Little Dieter Needs to Fly is a gripping documentary about one man’s incredible experiences and how they shaped the rest of his life. Yet, despite the hardships he endured, Dieter Dengler isn’t an angry man; in fact, I’d say the opposite is true. Living in a nice house in San Francisco, he seems quite happy, though some memories still haunt him (after suffering near-starvation in Germany after the war, and again as a prisoner of the Viet-Cong, Dengler now hoards canned and dried food, which he keeps hidden in a secret compartment under the floor of his house). His carefree attitude does fade a bit when Herzog drags him off to Laos to visit the spot where he was first captured.
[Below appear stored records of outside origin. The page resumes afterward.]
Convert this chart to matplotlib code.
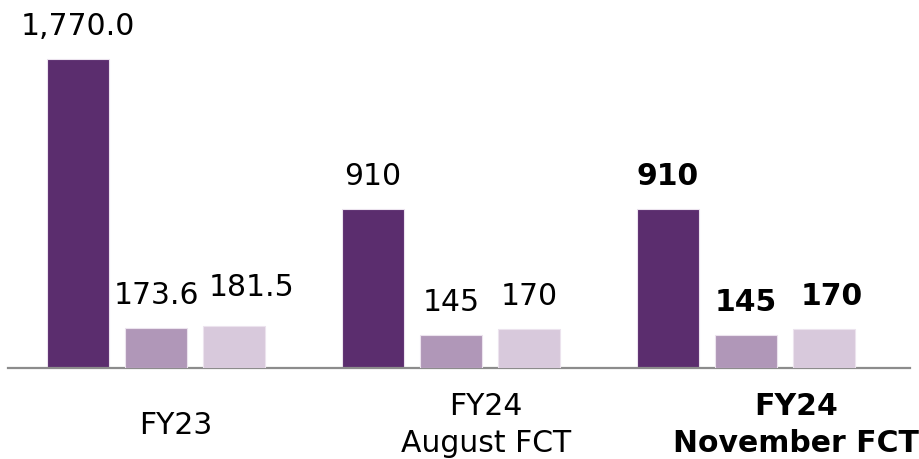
import numpy as np
import matplotlib.pyplot as plt

# data
groups = ['FY23', 'FY24\nAugust FCT', 'FY24\nNovember FCT']
series_a = [1770.0, 910, 910]
series_b = [173.6, 145, 145]
series_c = [181.5, 170, 170]
labels_a = ['1,770.0', '910', '910']
labels_b = ['173.6', '145', '145']
labels_c = ['181.5', '170', '170']
bold_group = [False, False, True]

colors = ['#5b2d6e', '#b097b8', '#d8c9dc']

fig = plt.figure(figsize=(9.19, 4.59), dpi=100)
W, H = 919, 459
# axes: x from px 8 to 910, y from px 0 (top) to 368 (baseline)
ax = fig.add_axes((8 / W, (H - 368) / H, (910 - 8) / W, 368 / H))
ax2 = ax.twinx()  # smaller series use their own scale

x = np.arange(len(groups))
off = 78 / 295
width = 62 / 295
fs = 21.5

for j, (vals, labs, col) in enumerate(zip([series_a, series_b, series_c],
                                          [labels_a, labels_b, labels_c], colors)):
    a = ax if j == 0 else ax2
    xs = x + (j - 1) * off
    a.bar(xs, vals, width=width, color=col, edgecolor='#ece3ee', linewidth=0.8)
    for i, (xx, v, t) in enumerate(zip(xs, vals, labs)):
        dx, dy = 0, 24
        if i == 0 and j == 2:   # 181.5 sits higher and to the right
            dx, dy = 18, 30
        if i == 2 and j == 2:
            dx = 8
        a.annotate(t, (xx, v), xytext=(dx * 0.72, dy * 0.72), textcoords='offset points',
                   ha='center', va='baseline', fontsize=fs,
                   fontweight='bold' if bold_group[i] else 'normal')

ax.set_xlim(-0.502, 2.556)
ax.set_ylim(0, 368 / (309 / 1770))
ax2.set_ylim(0, 368 / 0.23)
for a in (ax, ax2):
    a.set_xticks([])
    a.set_yticks([])
    for s in ['top', 'right', 'left']:
        a.spines[s].set_visible(False)
ax2.spines['bottom'].set_visible(False)
ax.spines['bottom'].set_color('#8c8c8c')
ax.spines['bottom'].set_linewidth(1.6)

# category labels under the axis
label_x = [x[0] + 0.068, x[1] + 0.119, x[2] + 0.17]
for i, (lx, g) in enumerate(zip(label_x, groups)):
    ax.text(lx, -57 / 368, g, transform=ax.get_xaxis_transform(),
            ha='center', va='center', multialignment='center', fontsize=fs,
            linespacing=1.35, fontweight='bold' if bold_group[i] else 'normal',
            clip_on=False)

plt.savefig('out.png', dpi=100)
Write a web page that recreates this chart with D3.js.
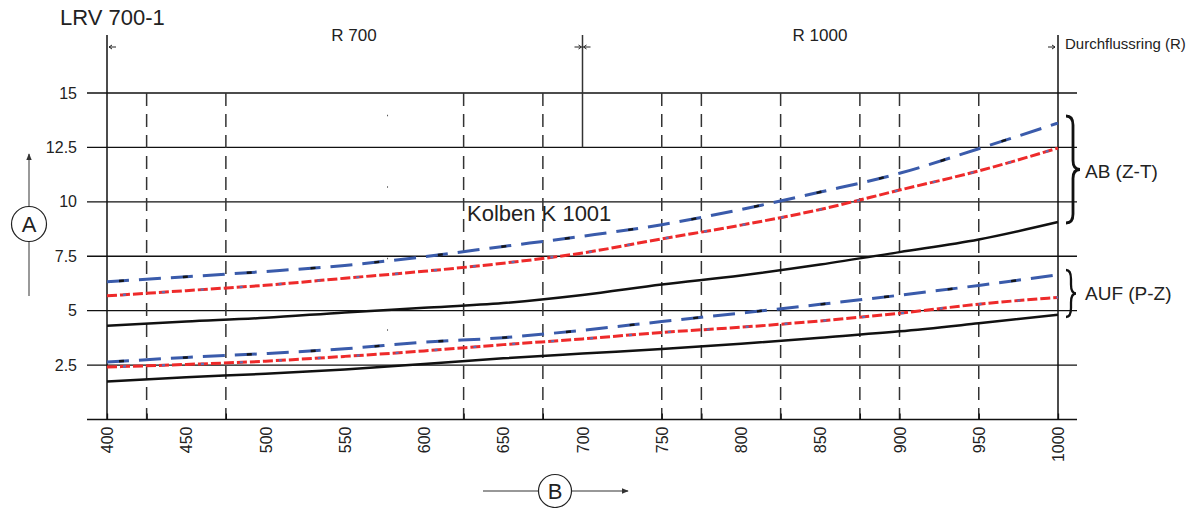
<!DOCTYPE html>
<html>
<head>
<meta charset="utf-8">
<script src="https://cdn.jsdelivr.net/npm/d3@7"></script>
<style>
  body { margin: 0; background: #fff; }
  text { font-family: Arial, "Liberation Sans", Helvetica, sans-serif; fill: #222; }
</style>
</head>
<body>
<div id="chart"></div>
<script>
(function() {

  // --- data ---
  var hub = [400, 450, 500, 550, 600, 650, 700, 750, 800, 850, 900, 950, 1000];

  // AB (Z-T)
  var abBlue  = [6.33, 6.56, 6.80, 7.08, 7.48, 7.95, 8.42, 8.95, 9.65, 10.45, 11.31, 12.44, 13.62];
  var abRed   = [5.68, 5.92, 6.17, 6.49, 6.81, 7.18, 7.65, 8.30, 8.93, 9.65, 10.54, 11.42, 12.47];
  var abBlack = [4.31, 4.50, 4.67, 4.92, 5.13, 5.35, 5.72, 6.20, 6.62, 7.12, 7.69, 8.27, 9.07];

  // AUF (P-Z)
  var aufBlue  = [2.64, 2.85, 3.03, 3.25, 3.55, 3.76, 4.10, 4.50, 4.89, 5.29, 5.71, 6.16, 6.65];
  var aufRed   = [2.41, 2.53, 2.68, 2.90, 3.15, 3.44, 3.70, 4.00, 4.24, 4.53, 4.88, 5.30, 5.61];
  var aufBlack = [1.75, 1.94, 2.10, 2.30, 2.55, 2.81, 3.03, 3.24, 3.48, 3.76, 4.05, 4.42, 4.81];

  var xLabels = [400, 450, 500, 550, 600, 650, 700, 750, 800, 850, 900, 950, 1000];
  var xTickMarks = [400, 425, 475, 625, 675, 750, 775, 825, 875, 900, 950, 1000];
  var dashedVerticals = [425, 475, 625, 675, 750, 775, 825, 875, 900, 950];
  var yTicks = [2.5, 5, 7.5, 10, 12.5, 15];

  var width = 1193, height = 508;

  var svg = d3.select("#chart")
    .append("svg")
    .attr("width", width)
    .attr("height", height);

  var x = d3.scaleLinear().domain([400, 1000]).range([107, 1058]);
  var y = d3.scaleLinear().domain([0, 15]).range([419.5, 93]);

  var gridLeft = 87, gridRight = 1077, topY = 35;

  // horizontal grid
  svg.append("g").selectAll("line")
    .data(yTicks)
    .enter().append("line")
    .attr("x1", gridLeft).attr("x2", gridRight)
    .attr("y1", function(d) { return y(d); })
    .attr("y2", function(d) { return y(d); })
    .attr("stroke", "#111").attr("stroke-width", 1.3);

  // y labels
  var yAxis = d3.axisLeft(y).tickValues(yTicks).tickSize(0).tickPadding(0)
    .tickFormat(function(d) { return String(d); });
  var gy = svg.append("g").attr("transform", "translate(77,0)").call(yAxis);
  gy.select(".domain").remove();
  gy.selectAll("text").style("font-size", "16px").attr("fill", "#222");

  // dashed verticals
  svg.append("g").selectAll("line")
    .data(dashedVerticals)
    .enter().append("line")
    .attr("x1", function(d) { return x(d); })
    .attr("x2", function(d) { return x(d); })
    .attr("y1", y(15)).attr("y2", y(0))
    .attr("stroke", "#333").attr("stroke-width", 1.5)
    .attr("stroke-dasharray", "13,8");

  // faint dotted trace at 575
  svg.append("line")
    .attr("x1", x(577)).attr("x2", x(577))
    .attr("y1", y(14)).attr("y2", y(1))
    .attr("stroke", "#555").attr("stroke-width", 1)
    .attr("stroke-dasharray", "1.5,70");

  // solid verticals (ring limits)
  svg.append("g").selectAll("line")
    .data([400, 1000])
    .enter().append("line")
    .attr("x1", function(d) { return x(d); })
    .attr("x2", function(d) { return x(d); })
    .attr("y1", topY).attr("y2", y(0))
    .attr("stroke", "#111").attr("stroke-width", 1.5);

  svg.append("line")
    .attr("x1", x(700)).attr("x2", x(700))
    .attr("y1", topY).attr("y2", y(12.5))
    .attr("stroke", "#333").attr("stroke-width", 1.5);

  // little dimension arrows at the top
  var arrowY = 47;
  function tinyArrow(xTip, dir) {
    svg.append("path")
      .attr("d", "M" + (xTip + dir * 7) + "," + arrowY + "L" + xTip + "," + arrowY +
        "M" + (xTip + dir * 3) + "," + (arrowY - 2) + "L" + xTip + "," + arrowY +
        "L" + (xTip + dir * 3) + "," + (arrowY + 2))
      .attr("fill", "none").attr("stroke", "#222").attr("stroke-width", 1);
  }
  tinyArrow(x(400) + 2, 1);
  tinyArrow(x(700) - 1, -1);
  tinyArrow(x(700) + 1, 1);
  tinyArrow(x(1000) - 3, -1);

  // bottom axis
  svg.append("line")
    .attr("x1", gridLeft).attr("x2", gridRight)
    .attr("y1", y(0)).attr("y2", y(0))
    .attr("stroke", "#111").attr("stroke-width", 1.5);

  var tickAxis = d3.axisBottom(x).tickValues(xTickMarks).tickSize(-6).tickFormat("");
  var gt = svg.append("g").attr("transform", "translate(0," + y(0) + ")").call(tickAxis);
  gt.select(".domain").remove();
  gt.selectAll("line").attr("stroke", "#111").attr("stroke-width", 1.3);

  var labelAxis = d3.axisBottom(x).tickValues(xLabels).tickSize(0).tickFormat(d3.format("d"));
  var gl = svg.append("g").attr("transform", "translate(0," + y(0) + ")").call(labelAxis);
  gl.select(".domain").remove();
  gl.selectAll("text")
    .style("font-size", "16px")
    .attr("fill", "#222")
    .attr("text-anchor", "end")
    .attr("dy", "0.35em")
    .attr("y", 0)
    .attr("transform", "translate(0,7) rotate(-90)");

  // curves
  var line = d3.line()
    .x(function(d) { return x(d[0]); })
    .y(function(d) { return y(d[1]); })
    .curve(d3.curveMonotoneX);

  function pts(vals) { return hub.map(function(h, i) { return [h, vals[i]]; }); }

  function drawBlue(vals) {
    svg.append("path").attr("d", line(pts(vals)))
      .attr("fill", "none").attr("stroke", "#3a5bab").attr("stroke-width", 3)
      .attr("stroke-dasharray", "22,10");
    svg.append("path").attr("d", line(pts(vals)))
      .attr("fill", "none").attr("stroke", "#151515").attr("stroke-width", 2.4)
      .attr("stroke-dasharray", "5,59").attr("stroke-dashoffset", -12);
  }
  function drawRed(vals) {
    svg.append("path").attr("d", line(pts(vals)))
      .attr("fill", "none").attr("stroke", "#ee2a2a").attr("stroke-width", 3)
      .attr("stroke-dasharray", "10,3");
    svg.append("path").attr("d", line(pts(vals)))
      .attr("fill", "none").attr("stroke", "#5a72b8").attr("stroke-width", 2.2)
      .attr("stroke-dasharray", "3,36").attr("stroke-dashoffset", -16);
  }
  function drawBlack(vals) {
    svg.append("path").attr("d", line(pts(vals)))
      .attr("fill", "none").attr("stroke", "#111").attr("stroke-width", 2.5);
  }

  drawBlack(abBlack);
  drawRed(abRed);
  drawBlue(abBlue);
  drawBlack(aufBlack);
  drawRed(aufRed);
  drawBlue(aufBlue);

  // braces
  function brace(bx, y1, y2, w) {
    var ym = (y1 + y2) / 2, q = 9, h = bx + w / 2;
    return "M" + bx + "," + y1 +
      "Q" + h + "," + y1 + " " + h + "," + (y1 + q) +
      "L" + h + "," + (ym - q) +
      "Q" + h + "," + ym + " " + (bx + w) + "," + ym +
      "Q" + h + "," + ym + " " + h + "," + (ym + q) +
      "L" + h + "," + (y2 - q) +
      "Q" + h + "," + y2 + " " + bx + "," + y2;
  }
  svg.append("path").attr("d", brace(1066, 116, 223, 14))
    .attr("fill", "none").attr("stroke", "#111").attr("stroke-width", 2.8);
  svg.append("path").attr("d", brace(1066, 270, 317, 10))
    .attr("fill", "none").attr("stroke", "#111").attr("stroke-width", 2.3);

  svg.append("text").attr("x", 1085).attr("y", 178)
    .style("font-size", "19px").text("AB (Z-T)");
  svg.append("text").attr("x", 1085).attr("y", 300)
    .style("font-size", "19px").text("AUF (P-Z)");

  // texts
  svg.append("text").attr("x", 60).attr("y", 25)
    .style("font-size", "22px").text("LRV 700-1");
  svg.append("text").attr("x", 354).attr("y", 41).attr("text-anchor", "middle")
    .style("font-size", "17px").text("R 700");
  svg.append("text").attr("x", 820).attr("y", 41).attr("text-anchor", "middle")
    .style("font-size", "17px").text("R 1000");
  svg.append("text").attr("x", 1065).attr("y", 49)
    .style("font-size", "15px").text("Durchflussring (R)");
  svg.append("text").attr("x", 467).attr("y", 221)
    .style("font-size", "22px").text("Kolben K 1001");

  // A marker (vertical)
  svg.append("defs").append("marker")
    .attr("id", "arr").attr("viewBox", "0 0 10 10")
    .attr("refX", 9).attr("refY", 5)
    .attr("markerWidth", 6).attr("markerHeight", 6)
    .attr("orient", "auto")
    .append("path").attr("d", "M0,1L10,5L0,9Z").attr("fill", "#333");

  svg.append("line").attr("x1", 29).attr("x2", 29).attr("y1", 296).attr("y2", 154)
    .attr("stroke", "#555").attr("stroke-width", 1.2).attr("marker-end", "url(#arr)");
  svg.append("circle").attr("cx", 29).attr("cy", 224).attr("r", 17.5)
    .attr("fill", "#fff").attr("stroke", "#222").attr("stroke-width", 1.2);
  svg.append("text").attr("x", 29).attr("y", 232).attr("text-anchor", "middle")
    .style("font-size", "22px").text("A");

  // B marker (horizontal)
  svg.append("line").attr("x1", 483).attr("x2", 628).attr("y1", 491).attr("y2", 491)
    .attr("stroke", "#333").attr("stroke-width", 1.2).attr("marker-end", "url(#arr)");
  svg.append("circle").attr("cx", 555).attr("cy", 491).attr("r", 16.5)
    .attr("fill", "#fff").attr("stroke", "#222").attr("stroke-width", 1.2);
  svg.append("text").attr("x", 555).attr("y", 499).attr("text-anchor", "middle")
    .style("font-size", "22px").text("B");

})();
</script>
</body>
</html>
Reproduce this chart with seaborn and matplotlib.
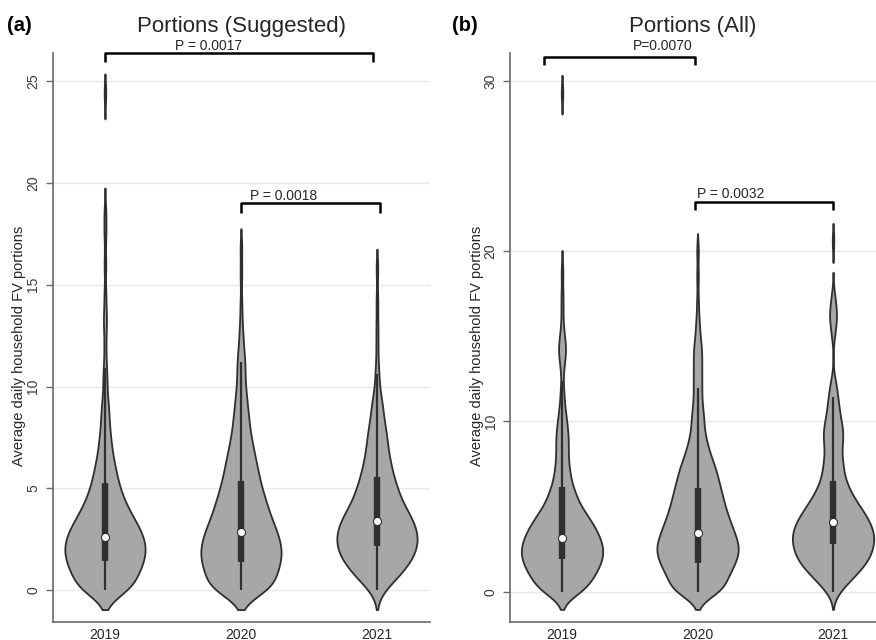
import numpy as np
import pandas as pd
import matplotlib
matplotlib.use("Agg")
import matplotlib.pyplot as plt
from matplotlib.collections import PolyCollection
import seaborn as sns

# ---------------- data ----------------
years = ["2019", "2020", "2021"]

# bin centres of the household FV-portion histogram (values >= 0)
bin_values = [0.0, 0.5, 1.0, 1.5, 2.0, 2.5, 3.0, 3.5, 4.0, 4.5, 5.0, 5.5,
              6.0, 6.5, 7.0, 7.5, 8.0, 8.5, 9.0, 9.5, 10.0, 10.5, 11.0, 11.5, 12.0]

# (a) Portions (Suggested): counts per bin + sparse upper-tail observations
counts_a_2019 = [15, 14, 17, 19, 20, 19, 17, 14, 11, 9, 7, 6, 5, 4, 3, 3, 2, 2, 2, 1, 1, 1, 1, 0, 1]
counts_a_2020 = [18, 16, 18, 20, 20, 19, 17, 15, 13, 12, 10, 9, 8, 7, 6, 5, 4, 4, 3, 3, 2, 2, 2, 2, 1]
counts_a_2021 = [3, 9, 13, 17, 19, 20, 19, 17, 14, 11, 10, 8, 7, 6, 5, 5, 4, 3, 3, 2, 1, 1, 1, 0, 1]
tail_a_2019 = [13.0, 13.5, 14.5, 16.0, 17.5, 18.5, 24.4]
tail_a_2020 = [12.5, 13.0, 14.0, 15.5, 16.8]
tail_a_2021 = [13.0, 14.2, 15.8]

# (b) Portions (All)
counts_b_2019 = [12, 13, 16, 18, 20, 20, 19, 17, 15, 12, 9, 7, 6, 4, 4, 3, 3, 3, 3, 3, 2, 2, 1, 1, 1]
counts_b_2020 = [15, 12, 15, 17, 19, 20, 19, 17, 16, 14, 13, 12, 11, 10, 9, 8, 6, 5, 4, 3, 3, 3, 2, 2, 2]
counts_b_2021 = [3, 7, 11, 15, 18, 19, 20, 20, 18, 16, 13, 10, 8, 6, 5, 5, 4, 4, 5, 5, 4, 3, 3, 2, 2]
tail_b_2019 = [13.0, 13.5, 14.0, 14.0, 14.5, 14.5, 15.0, 15.5, 16.5, 17.5, 18.8, 29.3]
tail_b_2020 = [12.5, 12.5, 13.0, 13.0, 13.5, 13.5, 14.0, 14.0, 14.5, 14.5, 15.0, 15.5, 16.0, 17.0, 18.5, 20.0]
tail_b_2021 = [12.5, 15.0, 15.5, 16.0, 16.0, 16.5, 16.5, 17.0, 17.5, 20.6]

# box statistics (lower whisker, Q1, median, Q3, upper adjacent value)
whis_lo_a = [0.0, 0.0, 0.0]
q1_a = [1.44, 1.37, 2.17]
median_a = [2.63, 2.85, 3.40]
q3_a = [5.28, 5.38, 5.58]
whis_hi_a = [10.9, 11.2, 10.6]

whis_lo_b = [0.0, 0.0, 0.0]
q1_b = [1.90, 1.71, 2.80]
median_b = [3.15, 3.47, 4.08]
q3_b = [6.17, 6.08, 6.50]
whis_hi_b = [12.4, 11.95, 11.46]

# significance annotations: text, left-category, right-category
p_labels_a = ["P = 0.0017", "P = 0.0018"]
p_pairs_a = [(0, 2), (1, 2)]
p_labels_b = ["P=0.0070", "P = 0.0032"]
p_pairs_b = [(0, 1), (1, 2)]

titles = ["Portions (Suggested)", "Portions (All)"]
panel_tags = ["(a)", "(b)"]
ylabel = "Average daily household FV portions"


def build_frame(count_lists, tail_lists):
    rows = []
    for yr, cnt, tail in zip(years, count_lists, tail_lists):
        vals = list(np.repeat(bin_values, cnt)) + list(tail)
        rows.append(pd.DataFrame({"year": yr, "value": vals}))
    return pd.concat(rows, ignore_index=True)


df_a = build_frame([counts_a_2019, counts_a_2020, counts_a_2021],
                   [tail_a_2019, tail_a_2020, tail_a_2021])
df_b = build_frame([counts_b_2019, counts_b_2020, counts_b_2021],
                   [tail_b_2019, tail_b_2020, tail_b_2021])

# ---------------- style ----------------
sns.set_theme(style="white")
plt.rcParams["font.family"] = ["Liberation Sans", "DejaVu Sans"]

FILL = "#a7a7a7"
EDGE = "#2f2f2f"
BOXC = "#303030"
SPINE = "#6a6a6a"
TEXTC = "#262626"
BW = 0.55        # kernel bandwidth in data units
VIOLIN_LW = 1.3


def bw_abs(kde):
    return BW / np.std(kde.dataset, ddof=1)


def drop_empty_density(ax, thr):
    """Redraw each seaborn violin without its zero-density stretches."""
    for coll in [c for c in ax.collections if isinstance(c, PolyCollection)]:
        v = coll.get_paths()[0].vertices
        xc = 0.5 * (v[:, 0].min() + v[:, 0].max())
        uy, inv = np.unique(v[:, 1], return_inverse=True)
        hw = np.zeros(len(uy))
        np.maximum.at(hw, inv, np.abs(v[:, 0] - xc))
        mask = hw > thr
        edges = np.diff(np.concatenate([[0], mask.astype(int), [0]]))
        starts = np.where(edges == 1)[0]
        stops = np.where(edges == -1)[0]
        z = coll.get_zorder()
        coll.remove()
        for s, e in zip(starts, stops):
            if e - s < 2:
                continue
            ax.fill_betweenx(uy[s:e], xc - hw[s:e], xc + hw[s:e],
                             facecolor=FILL, edgecolor=EDGE,
                             linewidth=VIOLIN_LW, zorder=z)


fig = plt.figure(figsize=(8.76, 6.4), dpi=100)
ax_a = fig.add_axes([53 / 876, 18 / 640, 377 / 876, 569 / 640])
ax_b = fig.add_axes([510 / 876, 18 / 640, 366 / 876, 569 / 640])


def draw_panel(ax, df, lo, q1, med, q3, hi, ylim, xlim, yticks, bottom, width):
    ax.yaxis.grid(True, color="#e8e8e8", lw=1.0)
    ax.xaxis.grid(False)
    ax.set_axisbelow(True)
    sns.violinplot(data=df, x="year", y="value", order=years, ax=ax,
                   inner=None, color=FILL, saturation=1, linewidth=VIOLIN_LW,
                   linecolor=EDGE, density_norm="width", width=width,
                   cut=bottom / BW, bw_method=bw_abs, gridsize=800)
    drop_empty_density(ax, 0.0004)
    pos = np.arange(len(years))
    ax.vlines(pos, lo, hi, color=BOXC, lw=1.6, zorder=3)
    ax.vlines(pos, q1, q3, color=BOXC, lw=4.6, zorder=3)
    ax.scatter(pos, med, s=34, color="white", edgecolor=BOXC,
               linewidth=0.8, zorder=4)
    ax.set_ylim(*ylim)
    ax.set_xlim(*xlim)
    ax.set_yticks(yticks)
    ax.set_xlabel("")
    ax.set_ylabel(ylabel, fontsize=10.5, color=TEXTC)
    ax.yaxis.set_label_coords(-0.072, 0.485)
    for s in ["top", "right"]:
        ax.spines[s].set_visible(False)
    for s in ["left", "bottom"]:
        ax.spines[s].set_color(SPINE)
        ax.spines[s].set_linewidth(1.2)
    ax.tick_params(axis="y", left=True, length=5, width=1, color=SPINE,
                   labelsize=10, labelcolor="#3a3a3a", pad=4)
    for lab in ax.get_yticklabels():
        lab.set_rotation(90)
        lab.set_va("center")
    ax.tick_params(axis="x", bottom=False, length=0, labelsize=10,
                   labelcolor=TEXTC, pad=4)


draw_panel(ax_a, df_a, whis_lo_a, q1_a, median_a, q3_a, whis_hi_a,
           (-1.56, 26.38), (-0.382, 2.39), [0, 5, 10, 15, 20, 25], 0.95, 0.59)
draw_panel(ax_b, df_b, whis_lo_b, q1_b, median_b, q3_b, whis_hi_b,
           (-1.78, 31.65), (-0.384, 2.317), [0, 10, 20, 30], 1.04, 0.60)


def bracket(ax, x0, x1, ytop, yfoot, text, tx, ty):
    ax.plot([x0, x0, x1, x1], [yfoot, ytop, ytop, yfoot], color="black",
            lw=1.8, clip_on=False, solid_capstyle="butt", zorder=5)
    ax.text(tx, ty, text, ha="left", va="baseline", fontsize=10,
            color=TEXTC, clip_on=False)


# bracket geometry (annotation placement)
bracket(ax_a, p_pairs_a[0][0] + 0.0, p_pairs_a[0][1] - 0.03, 26.4, 25.95,
        p_labels_a[0], 0.515, 26.52)
bracket(ax_a, p_pairs_a[1][0] + 0.0, p_pairs_a[1][1] + 0.02, 19.0, 18.5,
        p_labels_a[1], 1.066, 19.16)
bracket(ax_b, p_pairs_b[0][0] - 0.13, p_pairs_b[0][1] - 0.02, 31.4, 30.95,
        p_labels_b[0], 0.524, 31.83)
bracket(ax_b, p_pairs_b[1][0] - 0.02, p_pairs_b[1][1] + 0.0, 22.9, 22.45,
        p_labels_b[1], 0.996, 23.13)

ax_a.set_title(titles[0], fontsize=16, pad=15, color=TEXTC)
ax_b.set_title(titles[1], fontsize=16, pad=15, color=TEXTC)

fig.text(7 / 876, 1 - 31 / 640, panel_tags[0], fontsize=14.5,
         fontweight="bold", va="baseline", ha="left", color="black")
fig.text(452 / 876, 1 - 31 / 640, panel_tags[1], fontsize=14.5,
         fontweight="bold", va="baseline", ha="left", color="black")

fig.savefig("out.png", dpi=100)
With his hands bound, Dengler reenacts his long march through the jungle, all the while describing exactly what he was feeling at the time. Herzog himself acts as the film’s narrator, yet the majority of Little Dieter Needs to Fly is devoted to Dengler telling his own story, which, needless to say, is positively fascinating.
Dieter’s experiences formed the basis of another Werner Herzog picture, 2006’s Rescue Dawn, a dramatic re-telling of the same events covered in this documentary. But as good a movie as Rescue Dawn is (and it is a good movie), it pales in comparison to hearing Dengler tell the tale himself, in his own words. Little Dieter Needs to Fly is yet another triumph for Herzog, and a film you simply won’t want to miss.